Dengue incidence and climatic variables in Cali from 2015 to 2021
Data files
May 06, 2024 version files 92.57 KB
-
Data_reporting.xlsx
90.94 KB
-
README.md
1.63 KB
Abstract
In this work we studied the relationship between dengue incidence in Cali and the climatic variables that are known to have an impact on the mosquito and were available (precipitation, relative humidity, minimum, mean, and maximum temperature). Since the natural processes of the mosquito imply that any changes on climatic variables need some time to be visible on the dengue incidence, a lagged correlation analysis was done in order to choose the predictor variables of count regression models. A Principal Component Analysis was done to reduce dimensionality and study the correlation among the climatic variables. Finally, aiming to predict the monthly dengue incidence, three different regression models were constructed and compared using de Akaike information criterion. The best model was the negative binomial regression model, and the predictor variables were mean temperature with a 3-month lag and mean temperature with a 5-month lag as well as their interaction. The other variables were not significant on the models. And interesting conclusion was that according to the coefficients of the regression model, a 1°C increase in the monthly mean temperature will reflect as a 45% increase in dengue incidence after 3 months. The rises to a 64% increase after 5 months.
https://doi.org/10.5061/dryad.0zpc8675h
Data reporting contains monthly dengue incidence in Cali from 2015 to 2021 and measurements of climatic variables related to the vectors biological processes.
The following are the climatic variables present in the data set:
Precipitation (january 2015 - december 2021) in mm^3
Mean temperature (january 2005 - february 2023) in °C
Maximum temperature (january 2005 - febreuary 2023) in °C
Minimum temperature (january 2005 - february 2023) in °C
Relative humidity (january 2010 - january 2021) in %
RandomForestRegression_Mean_temp is a Python notebook that was used for the data imputation.
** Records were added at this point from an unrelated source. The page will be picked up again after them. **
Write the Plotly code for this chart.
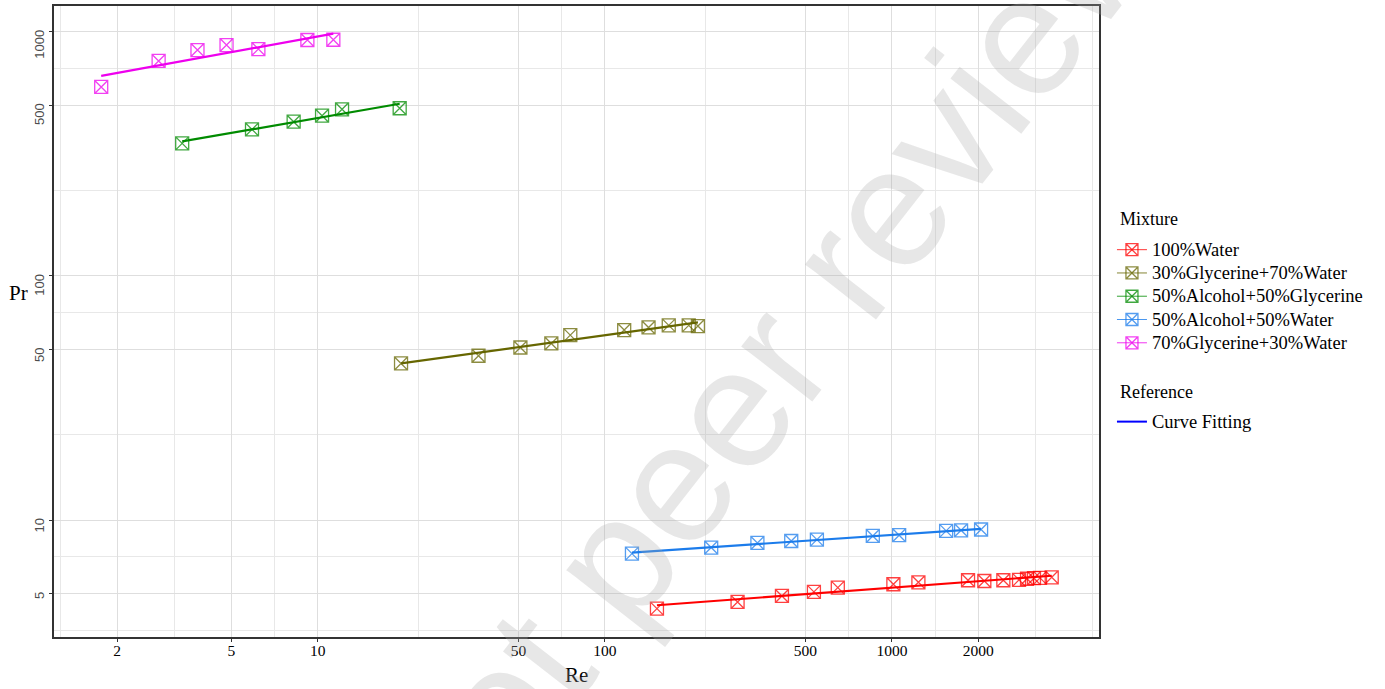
import numpy as np
import plotly.graph_objects as go

# ---------------- data ----------------
mixtures = ["100%Water", "30%Glycerine+70%Water", "50%Alcohol+50%Glycerine",
            "50%Alcohol+50%Water", "70%Glycerine+30%Water"]

re_water = [151.9, 290, 414, 535, 648, 1012, 1237, 1842, 2099, 2445, 2773, 2956, 3126, 3281, 3604]
pr_water = [4.34, 4.62, 4.89, 5.08, 5.29, 5.46, 5.56, 5.67, 5.63, 5.67, 5.69, 5.75, 5.78, 5.80, 5.83]

re_gly30 = [19.5, 36.3, 50.8, 65.1, 75.8, 116.8, 142, 167, 196, 211]
pr_gly30 = [43.8, 47.1, 50.9, 52.9, 57.2, 60.0, 61.5, 62.7, 62.7, 62.3]

re_alc_gly = [3.37, 5.90, 8.24, 10.35, 12.15, 19.29]
pr_alc_gly = [349, 398, 428, 453, 481, 486]

re_alc_wat = [124.3, 234.7, 340, 446, 548, 858, 1060, 1545, 1742, 2045]
pr_alc_wat = [7.29, 7.72, 8.06, 8.21, 8.32, 8.61, 8.67, 9.03, 9.08, 9.15]

re_gly70 = [1.76, 2.79, 3.81, 4.81, 6.21, 9.20, 11.33]
pr_gly70 = [594, 759, 841, 882, 849, 925, 927]

x_breaks = [2, 5, 10, 50, 100, 500, 1000, 2000]
y_breaks = [5, 10, 50, 100, 500, 1000]
x_minor = [1.265, 3.162, 7.071, 22.36, 70.71, 223.6, 707.1, 1414, 3162, 5000]
y_minor = [3.536, 7.071, 22.36, 70.71, 223.6, 707.1]

series_re = [re_water, re_gly30, re_alc_gly, re_alc_wat, re_gly70]
series_pr = [pr_water, pr_gly30, pr_alc_gly, pr_alc_wat, pr_gly70]
colors = ["#FF0000", "#666600", "#008B00", "#1C7CEB", "#EE00EE"]

SERIF = "Liberation Serif, Times New Roman, serif"
SANS = "Liberation Sans, Arial, sans-serif"


def big(text, px):
    return "<span style='font-size:%spx'>%s</span>" % (px, text)


fig = go.Figure()

# fitted power-law lines (least squares in log-log space) and data points
for name, xs, ys, col in zip(mixtures, series_re, series_pr, colors):
    lx, ly = np.log10(xs), np.log10(ys)
    k, b = np.polyfit(lx, ly, 1)
    order = np.argsort(xs)
    xfit = np.array(xs)[order]
    yfit = 10 ** (b + k * np.log10(xfit))
    fig.add_trace(go.Scatter(x=xfit, y=yfit, mode="lines",
                             line=dict(color=col, width=2.2),
                             showlegend=False, hoverinfo="skip"))
    fig.add_trace(go.Scatter(x=xs, y=ys, mode="markers",
                             marker=dict(symbol="square-x-open", size=13, color=col,
                                         opacity=0.75, line=dict(width=1.3, color=col)),
                             showlegend=False, name=name))

# legend entries
for name, col in zip(mixtures, colors):
    fig.add_trace(go.Scatter(x=[None], y=[None], mode="lines+markers", name=big(name, 18.5),
                             line=dict(color=col, width=0.8),
                             marker=dict(symbol="square-x-open", size=12, color=col,
                                         opacity=0.75, line=dict(width=1.3, color=col)),
                             legend="legend"))
fig.add_trace(go.Scatter(x=[None], y=[None], mode="lines", name=big("Curve Fitting", 18.5),
                         line=dict(color="#0000FF", width=2), legend="legend2"))

# invisible copy of the label keeps the rotated text ending at the tick (ggplot hjust=1)
y_ticktext = ["%s<span style='color:rgba(0,0,0,0)'>%s</span>" % (v, v) for v in y_breaks]

fig.update_layout(
    width=1385, height=689,
    margin=dict(l=54, r=286, t=6, b=52, autoexpand=False),
    paper_bgcolor="white", plot_bgcolor="white",
    showlegend=True,
    xaxis=dict(type="log", range=[0.0811, 3.7215], automargin=False,
               tickmode="array", tickvals=x_breaks, ticktext=[str(v) for v in x_breaks],
               tickfont=dict(family=SERIF, size=15.5, color="black"),
               ticks="outside", ticklen=3, tickcolor="#333333",
               ticklabelstandoff=-4,
               showgrid=True, gridcolor="#DEDEDE", gridwidth=1,
               minor=dict(tickmode="array", tickvals=x_minor, showgrid=True,
                          gridcolor="#E8E8E8", gridwidth=0.8, ticks=""),
               showline=True, linecolor="#333333", linewidth=1.5, mirror=True,
               zeroline=False),
    yaxis=dict(type="log", range=[0.5212, 3.1053], automargin=False,
               tickmode="array", tickvals=y_breaks, ticktext=y_ticktext,
               tickangle=-90,
               tickfont=dict(family=SANS, size=13, color="#4D4D4D"),
               ticks="outside", ticklen=3, tickcolor="#333333",
               showgrid=True, gridcolor="#DEDEDE", gridwidth=1,
               minor=dict(tickmode="array", tickvals=y_minor, showgrid=True,
                          gridcolor="#E8E8E8", gridwidth=0.8, ticks=""),
               showline=True, linecolor="#333333", linewidth=1.5, mirror=True,
               zeroline=False),
    legend=dict(x=1.0124, xanchor="left", y=0.6402, yanchor="top",
                font=dict(family=SERIF, size=15.6, color="black"),
                bgcolor="rgba(0,0,0,0)", tracegroupgap=0),
    legend2=dict(x=1.0124, xanchor="left", y=0.3677, yanchor="top",
                 font=dict(family=SERIF, size=15.6, color="black"),
                 bgcolor="rgba(0,0,0,0)"),
    annotations=[
        dict(text="Mixture", xref="paper", yref="paper", x=1.0182, y=0.6624,
             xanchor="left", yanchor="middle", showarrow=False,
             font=dict(family=SERIF, size=18, color="black")),
        dict(text="Reference", xref="paper", yref="paper", x=1.0182, y=0.3883,
             xanchor="left", yanchor="middle", showarrow=False,
             font=dict(family=SERIF, size=18, color="black")),
        dict(text="Re", xref="paper", yref="paper", x=0.5, y=-0.0602,
             xanchor="center", yanchor="middle", showarrow=False,
             font=dict(family=SERIF, size=21, color="black")),
        dict(text="Pr", xref="paper", yref="paper", x=-0.0344, y=0.545,
             xanchor="center", yanchor="middle", showarrow=False,
             font=dict(family=SERIF, size=21, color="black")),
        dict(text="Preprint not peer reviewed", xref="paper", yref="paper",
             x=0.549, y=0.1498, xanchor="center", yanchor="middle", showarrow=False,
             textangle=-52,
             font=dict(family=SANS, size=170, color="rgba(170,170,170,0.28)")),
    ],
)

fig.write_html("out.html")
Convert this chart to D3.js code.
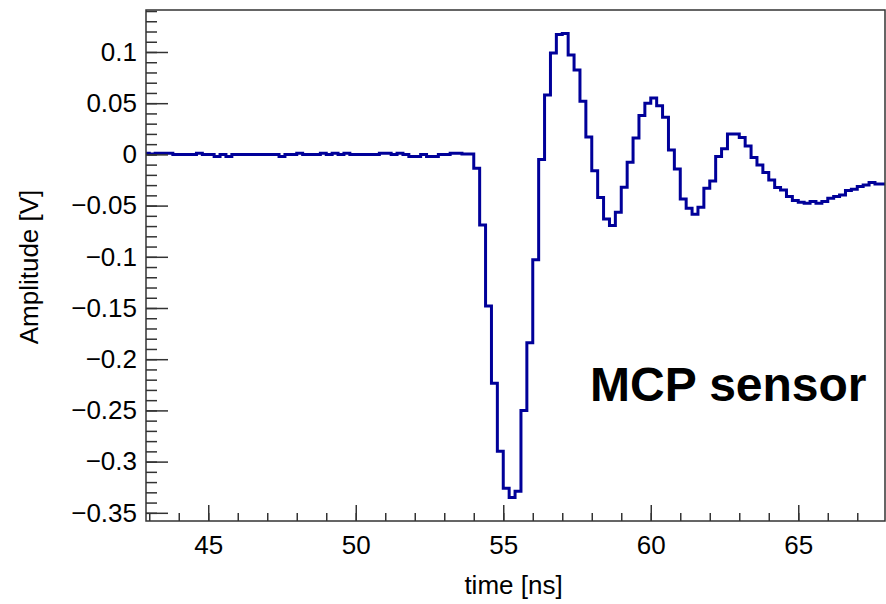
<!DOCTYPE html>
<html>
<head>
<meta charset="utf-8">
<script src="https://cdn.jsdelivr.net/npm/d3@7"></script>
<style>
  body { margin: 0; background: #fff; }
  text { font-family: "Liberation Sans", Arial, Helvetica, sans-serif; }
</style>
</head>
<body>
<script>
// histogram binning: first bin low edge and width (ns)
var binLow = 42.8,
	binWidth = 0.2;

// amplitude per bin [V]
var amplitude = [
	0.001, 0.0005, 0.001, 0.001, 0.001, 0, 0, 0, 0, 0.001,
	0, 0, -0.002, 0, -0.002, 0, 0, 0, 0, 0,
	0, 0, 0, -0.002, 0, 0, 0.001, 0, 0, 0,
	0.001, 0, 0.001, 0, 0.001, 0, 0, 0, 0, 0,
	0.001, 0.001, 0, 0.001, 0, -0.002, -0.002, 0, -0.002, -0.002,
	0, 0, 0.001, 0.001, 0.0005, 0.0005, -0.0135, -0.069, -0.148, -0.2235,
	-0.290, -0.326, -0.335, -0.329, -0.250, -0.184, -0.103, -0.005, 0.058, 0.099,
	0.117, 0.118, 0.097, 0.0825, 0.052, 0.017, -0.016, -0.042, -0.063, -0.0695,
	-0.0565, -0.032, -0.0076, 0.016, 0.038, 0.050, 0.055, 0.0475, 0.0363, 0.0044,
	-0.0142, -0.0435, -0.0526, -0.0584, -0.0516, -0.033, -0.026, -0.002, 0.0054, 0.020,
	0.020, 0.0164, 0.0083, -0.0031, -0.0103, -0.0178, -0.0249, -0.0324, -0.0347, -0.0412,
	-0.0451, -0.0467, -0.0477, -0.0461, -0.0477, -0.0461, -0.0428, -0.0412, -0.0396, -0.0353,
	-0.034, -0.0314, -0.0298, -0.0275, -0.0288, -0.0288
];

// tick labels
var xTicks = [45, 50, 55, 60, 65];
var yTicks = [0.1, 0.05, 0, -0.05, -0.1, -0.15, -0.2, -0.25, -0.3, -0.35];

var width = 886,
	height = 604;

// frame of the plot area (not "top": that name is taken by window.top)
var frameL = 146, frameR = 885, frameT = 10, frameB = 521;
var labelSize = 26;

var svg = d3.select("body").append("svg")
	.attr("width", width)
	.attr("height", height);

var x = d3.scaleLinear().domain([42.89, 67.94]).range([frameL, frameR]);
var y = d3.scaleLinear().domain([-0.358, 0.141]).range([frameB, frameT]);

// clip so the first bin doesn't stick out of the frame
svg.append("clipPath").attr("id", "frame")
	.append("rect")
	.attr("x", frameL).attr("y", frameT)
	.attr("width", frameR - frameL).attr("height", frameB - frameT);

// step points: each bin's low edge, plus the last bin's high edge
var pts = amplitude.map(function(v, i){ return [binLow + i * binWidth, v]; });
pts.push([binLow + amplitude.length * binWidth, amplitude[amplitude.length - 1]]);

var line = d3.line()
	.x(function(d){ return x(d[0]); })
	.y(function(d){ return y(d[1]); })
	.curve(d3.curveStepAfter);

svg.append("path")
	.datum(pts)
	.attr("clip-path", "url(#frame)")
	.attr("fill", "none")
	.attr("stroke", "#000099")
	.attr("stroke-width", 3)
	.attr("stroke-linejoin", "miter")
	.attr("d", line);

// minor ticks
var yMinor = d3.range(-35, 15).map(function(d){ return d / 100; });
var xMinor = d3.range(43, 68);

svg.append("g")
	.attr("transform", "translate(" + frameL + ",0)")
	.call(d3.axisLeft(y).tickValues(yMinor).tickSizeInner(-11).tickSizeOuter(0).tickFormat(""))
	.call(function(g){ g.select(".domain").remove(); });

svg.append("g")
	.attr("transform", "translate(0," + frameB + ")")
	.call(d3.axisBottom(x).tickValues(xMinor).tickSizeInner(-8).tickSizeOuter(0).tickFormat(""))
	.call(function(g){ g.select(".domain").remove(); });

// major ticks with labels
var fmt = d3.format("~g");

var yAxis = svg.append("g")
	.attr("transform", "translate(" + frameL + ",0)")
	.call(d3.axisLeft(y).tickValues(yTicks).tickSizeInner(-22).tickSizeOuter(0).tickPadding(9).tickFormat(fmt));
yAxis.select(".domain").remove();

var xAxis = svg.append("g")
	.attr("transform", "translate(0," + frameB + ")")
	.call(d3.axisBottom(x).tickValues(xTicks).tickSizeInner(-16).tickSizeOuter(0).tickPadding(15).tickFormat(fmt));
xAxis.select(".domain").remove();

svg.selectAll(".tick line").attr("stroke", "#333").attr("stroke-width", 1.5);
svg.selectAll(".tick text")
	.attr("font-size", labelSize)
	.attr("font-family", "'Liberation Sans', Arial, Helvetica, sans-serif")
	.attr("fill", "#000");

// frame box
svg.append("rect")
	.attr("x", frameL).attr("y", frameT)
	.attr("width", frameR - frameL).attr("height", frameB - frameT)
	.attr("fill", "none")
	.attr("stroke", "#333")
	.attr("stroke-width", 1.5);

// axis titles
svg.append("text")
	.attr("x", (frameL + frameR) / 2 - 2)
	.attr("y", 594)
	.attr("text-anchor", "middle")
	.attr("font-size", labelSize)
	.text("time [ns]");

svg.append("text")
	.attr("transform", "translate(38,267) rotate(-90)")
	.attr("text-anchor", "middle")
	.attr("font-size", labelSize)
	.text("Amplitude [V]");

// label inside the pad
svg.append("text")
	.attr("x", 590)
	.attr("y", 401)
	.attr("font-size", 48)
	.attr("font-weight", "bold")
	.text("MCP sensor");
</script>
</body>
</html>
Description of the data and file structure
Data reporting is an excel file where all the data can be found. Each variable has its own sheet along with the date of recording for each observation. Missing values are coded with #N/A. The last sheet “imputed data” is a data set where the missing values were imputed using a random forest regression model.
RandomTreeRegressor_Mean_temp is a python notebook that was used for the data imputation. It contains comments to guide through the usage. It was design to do one variable at a time, so in order to replicate the results load a single variable and run the notebook.
Sharing/Access information
Climatic data was downloded from the following sources:
Have in mind that the web page is only in spanish.
Monthly dengue incidence data was provided by the Public Health Department of Cali. The climatic data was collected from the Hydrology, Meteorology and Environmental Studies Institute (IDEAM) webpage. Missing data was imputed using a random forest regression model.